Brazilian swimmer (born 1997)

 Giovanna Tomanik Diamante (born June 26, 1997 in São Paulo) is a Brazilian swimmer.

At the 2014 Summer Youth Olympics in Nanjing, she won a silver medal in the Mixed 4 × 100m freestyle relay. She also finished 4th in the Mixed 4 × 100 metre medley relay; 5th in the Girls' 4 × 100 metre freestyle relay; 8th in the Girls' 50 metre butterfly; 10th in the Girls' 100 metre butterfly; 15th in the Girls' 200 metre butterfly; and 20th in the Girls' 200 metre freestyle.

At the 2019 Pan American Games held in Lima, Peru, she won a gold medal in the Mixed 4 × 100 metre medley relay, and a bronze medal in the Women's 4 × 100 metre medley relay. She also finished 4th in the Women's 100 metre butterfly and 11th in the Women's 200 metre butterfly.

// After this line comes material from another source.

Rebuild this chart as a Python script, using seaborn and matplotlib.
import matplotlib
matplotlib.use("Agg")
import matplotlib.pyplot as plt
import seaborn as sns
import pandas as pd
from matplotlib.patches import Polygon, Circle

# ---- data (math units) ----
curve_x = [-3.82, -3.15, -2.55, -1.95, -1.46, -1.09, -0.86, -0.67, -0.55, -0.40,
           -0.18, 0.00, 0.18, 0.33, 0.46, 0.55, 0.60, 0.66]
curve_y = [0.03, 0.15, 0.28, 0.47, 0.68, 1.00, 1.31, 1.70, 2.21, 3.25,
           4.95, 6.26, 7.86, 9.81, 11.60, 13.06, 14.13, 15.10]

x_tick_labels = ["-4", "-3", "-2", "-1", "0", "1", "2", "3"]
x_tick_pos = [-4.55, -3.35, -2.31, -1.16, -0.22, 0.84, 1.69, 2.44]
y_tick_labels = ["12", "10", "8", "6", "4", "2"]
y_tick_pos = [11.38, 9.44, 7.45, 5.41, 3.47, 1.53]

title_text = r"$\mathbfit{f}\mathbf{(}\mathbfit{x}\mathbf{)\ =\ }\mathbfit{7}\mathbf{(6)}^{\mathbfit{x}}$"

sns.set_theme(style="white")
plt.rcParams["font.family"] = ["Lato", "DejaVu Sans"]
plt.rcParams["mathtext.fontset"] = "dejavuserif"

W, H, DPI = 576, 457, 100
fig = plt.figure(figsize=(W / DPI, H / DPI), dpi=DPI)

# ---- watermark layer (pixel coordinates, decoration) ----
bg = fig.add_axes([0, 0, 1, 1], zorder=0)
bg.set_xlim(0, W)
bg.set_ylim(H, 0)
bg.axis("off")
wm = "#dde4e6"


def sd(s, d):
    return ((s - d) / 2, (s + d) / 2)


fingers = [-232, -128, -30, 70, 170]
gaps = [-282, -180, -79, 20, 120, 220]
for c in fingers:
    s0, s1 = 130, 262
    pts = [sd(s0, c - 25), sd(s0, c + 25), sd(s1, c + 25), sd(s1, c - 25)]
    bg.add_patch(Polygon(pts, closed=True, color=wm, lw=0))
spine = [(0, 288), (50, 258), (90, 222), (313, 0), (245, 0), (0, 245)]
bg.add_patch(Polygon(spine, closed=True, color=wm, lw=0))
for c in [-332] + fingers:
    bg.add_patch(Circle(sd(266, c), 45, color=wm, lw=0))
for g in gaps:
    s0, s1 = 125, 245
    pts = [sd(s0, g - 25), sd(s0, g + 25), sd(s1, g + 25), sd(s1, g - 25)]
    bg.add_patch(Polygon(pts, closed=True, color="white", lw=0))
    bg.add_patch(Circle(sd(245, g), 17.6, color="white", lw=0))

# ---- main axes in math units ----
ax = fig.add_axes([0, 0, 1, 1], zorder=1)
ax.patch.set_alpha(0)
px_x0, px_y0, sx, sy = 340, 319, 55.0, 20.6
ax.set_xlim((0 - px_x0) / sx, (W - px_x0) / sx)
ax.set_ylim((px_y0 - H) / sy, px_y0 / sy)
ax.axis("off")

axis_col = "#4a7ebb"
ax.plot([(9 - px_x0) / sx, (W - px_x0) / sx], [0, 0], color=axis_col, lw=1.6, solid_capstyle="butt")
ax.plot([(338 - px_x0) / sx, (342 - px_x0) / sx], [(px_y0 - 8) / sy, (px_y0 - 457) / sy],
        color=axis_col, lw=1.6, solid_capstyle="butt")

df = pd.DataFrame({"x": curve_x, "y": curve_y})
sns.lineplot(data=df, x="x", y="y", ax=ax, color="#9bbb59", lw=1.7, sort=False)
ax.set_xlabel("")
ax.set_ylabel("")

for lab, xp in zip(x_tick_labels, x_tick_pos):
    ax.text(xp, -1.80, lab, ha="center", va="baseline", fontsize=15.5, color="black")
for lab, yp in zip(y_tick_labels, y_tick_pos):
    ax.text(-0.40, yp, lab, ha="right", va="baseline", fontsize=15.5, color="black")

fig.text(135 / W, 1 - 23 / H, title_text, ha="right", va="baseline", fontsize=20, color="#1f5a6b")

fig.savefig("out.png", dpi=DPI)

She has qualified to represent Brazil at the 2020 Summer Olympics.

At the 2020 Summer Olympics in Tokyo, she finished 14th in the Mixed 4 × 100 metre medley relay, along with Guilherme Basseto, Felipe Lima and Stephanie Balduccini.

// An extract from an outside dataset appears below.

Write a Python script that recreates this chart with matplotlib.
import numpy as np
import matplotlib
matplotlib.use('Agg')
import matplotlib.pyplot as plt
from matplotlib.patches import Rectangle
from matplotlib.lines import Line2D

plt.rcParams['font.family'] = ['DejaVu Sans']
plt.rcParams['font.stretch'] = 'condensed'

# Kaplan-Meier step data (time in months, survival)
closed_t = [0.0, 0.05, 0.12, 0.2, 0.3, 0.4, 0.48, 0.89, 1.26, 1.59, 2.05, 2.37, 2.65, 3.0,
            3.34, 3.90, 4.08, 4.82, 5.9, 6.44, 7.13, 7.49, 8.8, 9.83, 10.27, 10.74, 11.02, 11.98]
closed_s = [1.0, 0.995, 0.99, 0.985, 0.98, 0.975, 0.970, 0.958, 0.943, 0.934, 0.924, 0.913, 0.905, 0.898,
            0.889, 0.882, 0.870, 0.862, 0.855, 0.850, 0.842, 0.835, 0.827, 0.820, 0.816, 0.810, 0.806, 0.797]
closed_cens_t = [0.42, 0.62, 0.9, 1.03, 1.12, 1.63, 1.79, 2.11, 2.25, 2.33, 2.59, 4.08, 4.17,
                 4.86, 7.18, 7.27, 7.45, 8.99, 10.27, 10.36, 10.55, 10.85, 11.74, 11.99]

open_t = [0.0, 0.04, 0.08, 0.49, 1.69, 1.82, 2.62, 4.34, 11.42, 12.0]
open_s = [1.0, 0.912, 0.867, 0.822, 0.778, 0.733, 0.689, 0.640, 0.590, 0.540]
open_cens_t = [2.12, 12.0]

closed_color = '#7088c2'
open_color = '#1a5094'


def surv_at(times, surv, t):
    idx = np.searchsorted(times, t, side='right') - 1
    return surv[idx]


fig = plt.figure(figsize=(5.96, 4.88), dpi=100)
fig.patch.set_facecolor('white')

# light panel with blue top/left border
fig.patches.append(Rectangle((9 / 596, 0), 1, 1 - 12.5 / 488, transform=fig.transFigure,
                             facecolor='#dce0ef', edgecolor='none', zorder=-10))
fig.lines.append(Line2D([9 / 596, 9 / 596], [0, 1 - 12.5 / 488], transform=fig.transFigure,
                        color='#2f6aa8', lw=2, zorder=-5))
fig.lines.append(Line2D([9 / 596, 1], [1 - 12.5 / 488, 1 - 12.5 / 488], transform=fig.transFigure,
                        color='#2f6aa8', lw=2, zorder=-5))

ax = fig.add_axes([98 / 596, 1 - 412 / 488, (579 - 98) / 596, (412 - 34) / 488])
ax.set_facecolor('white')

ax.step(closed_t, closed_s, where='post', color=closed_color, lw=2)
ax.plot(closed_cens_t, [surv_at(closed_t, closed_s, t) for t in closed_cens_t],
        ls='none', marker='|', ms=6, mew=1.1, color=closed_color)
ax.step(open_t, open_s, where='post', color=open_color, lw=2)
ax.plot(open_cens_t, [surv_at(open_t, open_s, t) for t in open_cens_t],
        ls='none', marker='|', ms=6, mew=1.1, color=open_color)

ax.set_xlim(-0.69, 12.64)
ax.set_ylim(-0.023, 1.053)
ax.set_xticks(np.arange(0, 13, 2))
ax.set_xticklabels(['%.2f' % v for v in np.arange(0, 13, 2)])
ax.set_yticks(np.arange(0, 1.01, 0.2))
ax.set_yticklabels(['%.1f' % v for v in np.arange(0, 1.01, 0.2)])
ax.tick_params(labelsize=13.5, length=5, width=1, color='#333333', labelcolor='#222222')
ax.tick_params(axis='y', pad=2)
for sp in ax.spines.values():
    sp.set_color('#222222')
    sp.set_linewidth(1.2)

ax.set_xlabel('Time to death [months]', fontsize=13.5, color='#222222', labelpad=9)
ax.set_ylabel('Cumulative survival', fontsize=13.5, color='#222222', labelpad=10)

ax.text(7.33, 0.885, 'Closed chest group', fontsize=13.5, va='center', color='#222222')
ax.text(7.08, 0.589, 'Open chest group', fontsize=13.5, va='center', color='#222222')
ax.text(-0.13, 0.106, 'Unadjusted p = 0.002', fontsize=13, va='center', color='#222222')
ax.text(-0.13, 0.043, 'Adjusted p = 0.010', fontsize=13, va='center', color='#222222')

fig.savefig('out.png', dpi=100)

On 25 April 2021, while swimming the 4x100m mixed medley relay at the Brazilian Olympic Selection Trials, she broke the South American record with a time of 3:45.51, along with Felipe Lima, Guilherme Basseto and Larissa Oliveira.

At the 2021 FINA World Swimming Championships (25 m) in Abu Dhabi, she finished 7th in the Women's 4 × 200 metre freestyle relay, along with Nathalia Almeida, Viviane Jungblut and Gabrielle Roncatto; 12th in the Women's 100 metre butterfly; 11th in the Women's 200 metre butterfly. and 18th in the Women's 50 metre butterfly.

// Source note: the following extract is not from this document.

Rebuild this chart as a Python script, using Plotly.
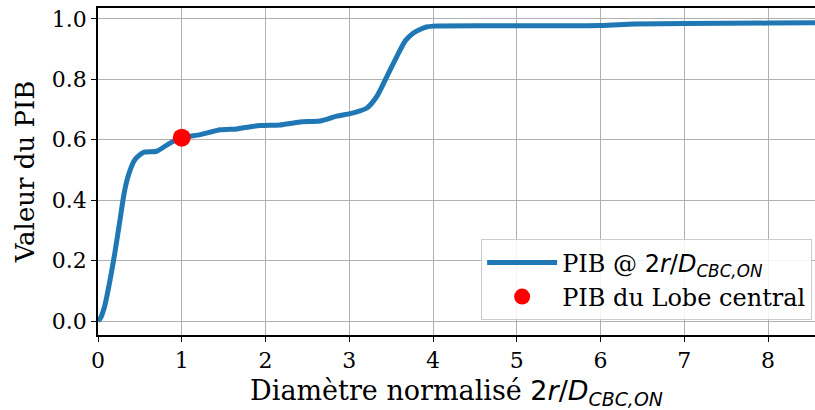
import plotly.graph_objects as go

# diametre normalise 2r/D et valeur du PIB
diam = [0, 0.03, 0.08, 0.14, 0.2, 0.26, 0.31, 0.36, 0.44, 0.54, 0.7, 0.86, 1.0,
        1.22, 1.46, 1.66, 1.93, 2.17, 2.41, 2.65, 2.85, 3.05, 3.21, 3.33, 3.45,
        3.57, 3.67, 3.77, 3.85, 3.92, 4.0, 5.0, 6.0, 6.4, 7.0, 8.0, 8.6]
pib = [0, 0.01, 0.05, 0.13, 0.224, 0.33, 0.42, 0.48, 0.534, 0.558, 0.562, 0.589, 0.607,
       0.617, 0.633, 0.636, 0.647, 0.649, 0.659, 0.662, 0.678, 0.689, 0.705, 0.744, 0.81,
       0.877, 0.928, 0.954, 0.966, 0.973, 0.976, 0.977, 0.978, 0.983, 0.985, 0.986, 0.987]

lobe_x = [1.0]
lobe_y = [0.607]

math = 'font-family:DejaVu Sans'
lbl_math = ('<span style="%s">2<i>r</i>/<i>D</i><sub><i>CBC,ON</i></sub></span>' % math)

fig = go.Figure()

fig.add_trace(go.Scatter(
    x=diam, y=pib, mode='lines',
    line=dict(color='#1f77b4', width=5, shape='spline', smoothing=0.6),
    name='PIB @ ' + lbl_math
))

fig.add_trace(go.Scatter(
    x=lobe_x, y=lobe_y, mode='markers',
    marker=dict(color='red', size=18),
    name='PIB du Lobe central'
))

axis_style = dict(
    showline=True, linecolor='black', linewidth=1.5, mirror=True,
    showgrid=True, gridcolor='#b0b0b0', gridwidth=1,
    ticks='outside', ticklen=5, tickcolor='black',
    zeroline=False, automargin=False,
    tickfont=dict(size=22, color='black'),
)

fig.update_xaxes(range=[0, 8.56], dtick=1, **axis_style,
                 title=dict(text='Diamètre normalisé ' + lbl_math, font=dict(size=27), standoff=9))
fig.update_yaxes(range=[-0.046, 1.036], dtick=0.2, tickformat='.1f', **axis_style,
                 title=dict(text='Valeur du PIB', font=dict(size=26), standoff=10))

fig.update_layout(
    width=815, height=410,
    margin=dict(l=98, r=0, t=8, b=75),
    paper_bgcolor='white', plot_bgcolor='white',
    font=dict(family='DejaVu Serif', color='black'),
    legend=dict(x=0.996, y=0.045, xanchor='right', yanchor='bottom',
                bgcolor='rgba(255,255,255,0.85)', bordercolor='#cccccc', borderwidth=1,
                font=dict(size=24), itemwidth=70, tracegroupgap=0),
)

# pas de marge autour du graphique dans la page
fig.write_html("out.html", config={'displayModeBar': False},
               post_script="document.body.style.margin='0';")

She was at the 2022 World Aquatics Championships held in Budapest, Hungary. Participating in the Brazilian 4x100m freestyle relay, formed by Ana Carolina Vieira, Stephanie Balduccini, Diamante and Giovana Reis, she finished in 6th place with a time of 3:38.10. This was the first time Brazil had qualified a women's relay for a World Aquatics Championships final since 2009, and the best placement of the country in this race in Worlds at all times. In the Brazilian 4x200m freestyle relay, formed by Diamante, Stephanie Balduccini, Aline Rodrigues and Maria Paula Heitmann, she finished in 6th place with a time of 7:58.38. This was the best placement of Brazil in this race in Worlds at all times. In the 4 × 100 metre mixed freestyle relay, she finished 6th in the final, along with Gabriel Santos, Vinicius Assunção and Stephanie Balduccini, breaking the South American record and equaling the best mark in Brazil obtained in 2015. In the 4 × 100 metre mixed medley relay, she finished 9th along with Guilherme Basseto, João Gomes Júnior and Stephanie Balduccini. She also finished 10th in the Women's 100 metre butterfly, 10th in the Women's 4 × 100 metre medley relay, 18th in the Women's 200 metre butterfly and 22nd in the Women's 50 metre butterfly.

At the 2022 FINA World Swimming Championships (25 m), in Melbourne, Australia, in the Women's 4 × 200 metre freestyle relay, she broke the South American record with a time of 7:48.42, along with Stephanie Balduccini, Gabrielle Roncatto and Aline Rodrigues. Brazil's relay finished 7th in the final. She also finished 8h in the Mixed 4 × 50 metre freestyle relay final, 9th in the Women's 4 × 100 metre freestyle relay, 12th in the Women's 100 metre butterfly, 16th in the Women's 200 metre butterfly, 18th in the Women's 200 metre freestyle, and 26th in the Women's 50 metre butterfly.